FDA Guidance Emphasizes IRB Meeting Expectations

Glenda Guest, CCRA, RQAP-GCP, TIACR, vice president of Norwich Clinical Research Associates Ltd.

Glenda Guest, CCRA, RQAP-GCP, TIACR, vice president of Norwich Clinical Research Associates Ltd.

A flurry of U.S. Food and Drug Administration (FDA) Warning Letters in 2015 related to institutional review boards (IRBs) and their meeting minutes can be taken as an alert about the agency’s seriousness on the matter.

“You should always read Warning Letters to see where the FDA is focusing,” says Glenda Guest, CCRA, RQAP-GCP, TIACR, vice president of Norwich Clinical Research Associates, Inc. (NCRA).

The agency just issued a guidance that should be of particular interest to physician investigators, as it reaffirms some FDA expectations regarding how IRBs take and archive meeting minutes.
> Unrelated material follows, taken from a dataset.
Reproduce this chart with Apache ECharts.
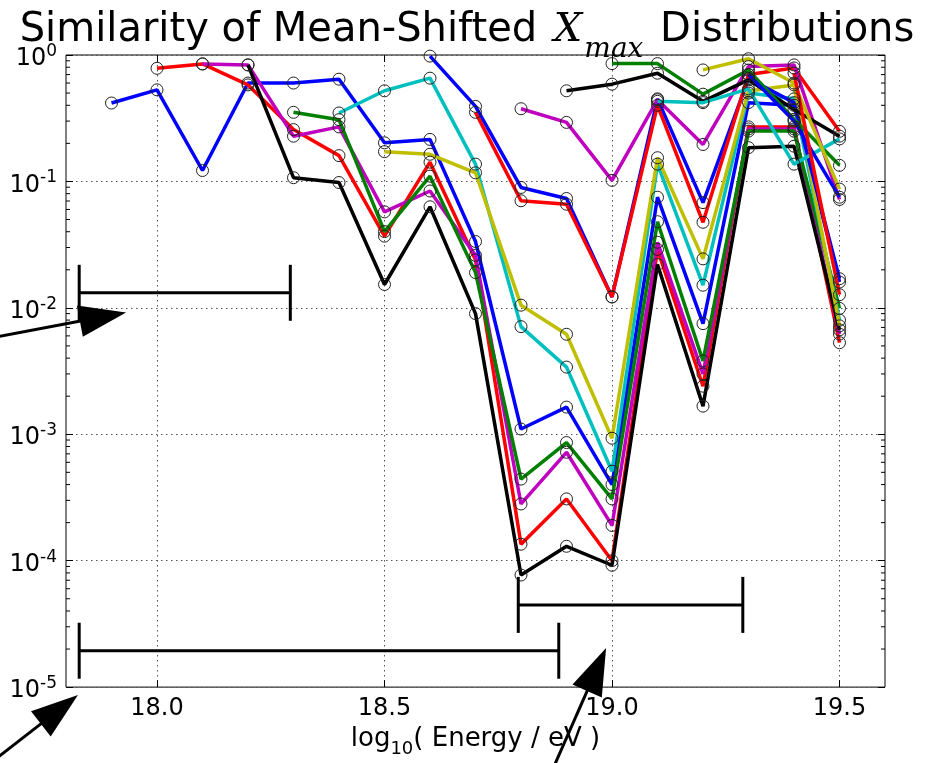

“The purpose of the guidance is to assist institutions and IRBs in preparing and maintaining minutes of IRB meetings that meet the regulatory requirements for minutes set forth in FDA and [U.S. Department of Health and Human Services (HHS)] regulations,” FDA says. The guidance also provides general recommendations on the type and amount of information to be included in the minutes.

For example, Guest often finds that an IRB hasn’t recorded proof that the person who proposed a certain study protocol recused themselves from voting on its suitability for the research site in question. In the vast majority of cases, the IRB has probably made certain the person did recuse themselves, but without a record, FDA will act as if it never happened.

Another example: IRBs don’t always include a membership roster, and that’s dangerous, Guest says. “Without a roster, I can’t tell if they’re in compliance,” she notes. The roster should show that the IRB contains at least one scientific member and another who is not associated with the facility. IRBs nearly always compose boards that meet these criteria. However, it’s another case of “if it isn’t documented, it didn’t happen” as far as the FDA is concerned.

FDA issued the guidance in concert with the Office for Human Research Protections (OHRP). To enhance human subject protection and reduce regulatory burden, OHRP and FDA have been actively working to harmonize the agencies’ regulatory requirements and guidance for human subject research. This guidance document was developed as a part of these efforts.

In addition, on December 13, 2016, the 21st Century Cures Act (Cures Act) (Pub. L. 114–255) was signed into law. Title III, section 3023 of the Cures Act requires the Secretary of HHS to harmonize differences between the HHS human subject regulations and FDA’s human subject regulations.

In other regulatory news, the International Council for Harmonization (ICH) just issued some revisions to several steps of its process. The updates are relatively minor, Guest says, but might be deserving of a quick look for those with international operations.